EXERCISE AIM: Starting from the top of the material, restate each line exactly until the line that contains "plt.rcParams['font.family'] = ['Liberation", which is also copied. Pictures are excluded.

RECORDED DATA:
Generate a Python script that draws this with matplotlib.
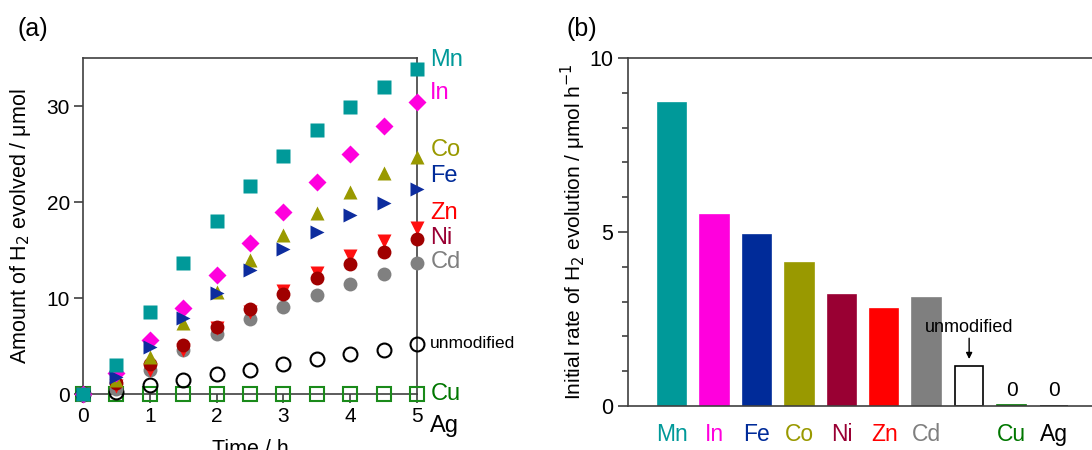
import matplotlib.pyplot as plt
from matplotlib.ticker import MultipleLocator

plt.rcParams['font.family'] = ['Liberation Sans', 'DejaVu Sans']

# panel (a): H2 evolved vs time
time_h = [0, 0.5, 1, 1.5, 2, 2.5, 3, 3.5, 4, 4.5, 5]
mn = [0, 3.0, 8.5, 13.6, 18.0, 21.7, 24.8, 27.5, 29.9, 32.0, 33.9]
in_ = [0, 2.2, 5.6, 9.0, 12.4, 15.7, 19.0, 22.1, 25.0, 27.9, 30.4]
co = [0, 1.5, 3.9, 7.4, 10.6, 14.0, 16.6, 18.9, 21.0, 23.0, 24.7]
fe = [0, 1.8, 4.9, 7.9, 10.5, 12.9, 15.1, 16.9, 18.6, 19.9, 21.4]
zn = [0, 0.8, 2.5, 4.6, 6.9, 8.5, 10.7, 12.6, 14.4, 15.9, 17.3]
ni = [0, 1.1, 3.1, 5.1, 7.0, 8.9, 10.4, 12.1, 13.5, 14.8, 16.1]
cd = [0, 0.5, 2.5, 4.6, 6.3, 7.8, 9.1, 10.3, 11.5, 12.5, 13.6]
unmod = [0, 0.2, 0.9, 1.5, 2.1, 2.5, 3.1, 3.6, 4.2, 4.6, 5.2]
cu = [0, 0, 0, 0, 0, 0, 0, 0, 0, 0, 0]

# panel (b): initial rates
metals = ['Mn', 'In', 'Fe', 'Co', 'Ni', 'Zn', 'Cd', 'unmodified', 'Cu', 'Ag']
rates = [8.7, 5.5, 4.9, 4.1, 3.2, 2.8, 3.1, 1.15, 0.02, 0.0]

C = {'Mn': '#009999', 'In': '#ff00dd', 'Fe': '#002b99', 'Co': '#999900',
     'Ni': '#990033', 'Zn': '#ff0000', 'Cd': '#7f7f7f', 'Cu': '#007700',
     'Ag': '#000000', 'unmodified': '#ffffff'}
spine_c = '#404040'

fig = plt.figure(figsize=(10.92, 4.5), dpi=100)

# ---------------- (a)
ax = fig.add_axes([83/1092, 56/450, 334/1092, 336/450])
ax.set_xlim(0, 5)
ax.set_ylim(0, 35)
ms = 10
kw = dict(linestyle='none', clip_on=False)
ax.plot(time_h, cu, marker='s', ms=ms, mfc='none', mec='#1a8a1a', mew=1.5, zorder=3, **kw)
ax.plot(time_h, unmod, marker='o', ms=ms, mfc='none', mec='black', mew=1.5, zorder=3, **kw)
ax.plot(time_h, cd, marker='o', ms=ms, color='#808080', mec='none', zorder=4, **kw)
ax.plot(time_h, zn, marker='v', ms=ms, color='#ff1010', mec='none', zorder=5, **kw)
ax.plot(time_h, ni, marker='o', ms=ms, color='#a00000', mec='none', zorder=6, **kw)
ax.plot(time_h, co, marker='^', ms=ms, color='#999900', mec='none', zorder=7, **kw)
ax.plot(time_h, in_, marker='D', ms=9, color='#ff00dd', mec='none', zorder=8, **kw)
ax.plot(time_h, fe, marker='>', ms=ms, color='#0d2c9e', mec='none', zorder=9, **kw)
ax.plot(time_h, mn, marker='s', ms=ms, color='#009999', mec='none', zorder=10, **kw)

for s in ax.spines.values():
    s.set_color(spine_c)
    s.set_linewidth(1.2)
ax.set_xticks([0, 1, 2, 3, 4, 5])
ax.set_yticks([0, 10, 20, 30])
ax.tick_params(direction='out', length=6.5, width=1.2, color=spine_c, labelsize=15, pad=3)
ax.set_xlabel('Time / h', fontsize=15.5)
ax.xaxis.set_label_coords(0.5, -0.135)
ax.set_ylabel('Amount of H$_2$ evolved / μmol', fontsize=15.5)
ax.yaxis.set_label_coords(-0.15, 0.5)

lbl_x = 5.2
labels_a = [('Mn', 34.8, C['Mn']), ('In', 31.4, C['In']), ('Co', 25.4, C['Co']),
            ('Fe', 22.7, C['Fe']), ('Zn', 18.9, C['Zn']), ('Ni', 16.3, C['Ni']),
            ('Cd', 13.8, C['Cd']), ('Cu', 0, C['Cu']), ('Ag', -3.3, 'black')]
for name, yy, col in labels_a:
    ax.text(lbl_x, yy, name, color=col, fontsize=17, va='center', ha='left', clip_on=False)
ax.text(lbl_x, 5.3, 'unmodified', color='black', fontsize=12.5, va='center', ha='left', clip_on=False)

fig.text(0.030, 0.935, '(a)', fontsize=18, ha='center', va='center')
fig.text(0.533, 0.935, '(b)', fontsize=18, ha='center', va='center')

# ---------------- (b)
bx = fig.add_axes([628/1092, 44/450, 470/1092, 348/450])
pos = list(range(len(metals)))
fills = [C[m] for m in metals]
edges = [C[m] for m in metals]
edges[7] = 'black'
bars = bx.bar(pos, rates, width=0.67, color=fills, edgecolor=edges, linewidth=1.2, zorder=2)
bx.set_xlim(-1.035, 10.035)
bx.set_ylim(0, 10)
bx.yaxis.set_major_locator(MultipleLocator(5))
bx.yaxis.set_minor_locator(MultipleLocator(1))
for s in bx.spines.values():
    s.set_color(spine_c)
    s.set_linewidth(1.2)
bx.tick_params(axis='y', which='major', direction='out', length=7, width=1.2, color=spine_c, labelsize=15.5)
bx.tick_params(axis='y', which='minor', direction='out', length=4, width=1.2, color=spine_c)
bx.set_xticks(pos)
bx.set_xticklabels([m if m != 'unmodified' else '' for m in metals], fontsize=16.5)
bx.tick_params(axis='x', length=0, pad=12)
for t, m in zip(bx.get_xticklabels(), metals):
    t.set_color(C[m] if m != 'Ag' else 'black')
bx.set_ylabel('Initial rate of H$_2$ evolution / μmol h$^{−1}$', fontsize=15)
bx.yaxis.set_label_coords(-0.085, 0.5)

for i, m in enumerate(metals):
    if rates[i] < 0.1:
        bx.text(i, 0.45, '0', fontsize=15, ha='center', va='center')

bx.annotate('unmodified', xy=(7, 1.35), xytext=(7, 2.27), fontsize=13,
            ha='center', va='center',
            arrowprops=dict(arrowstyle='-|>', color='black', lw=1, shrinkA=0, shrinkB=0,
                            mutation_scale=9))

fig.savefig('out.png', dpi=100)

CORRECT RESULT:
Generate a Python script that draws this with matplotlib.
import matplotlib.pyplot as plt
from matplotlib.ticker import MultipleLocator

plt.rcParams['font.family'] = ['Liberation Sans', 'DejaVu Sans']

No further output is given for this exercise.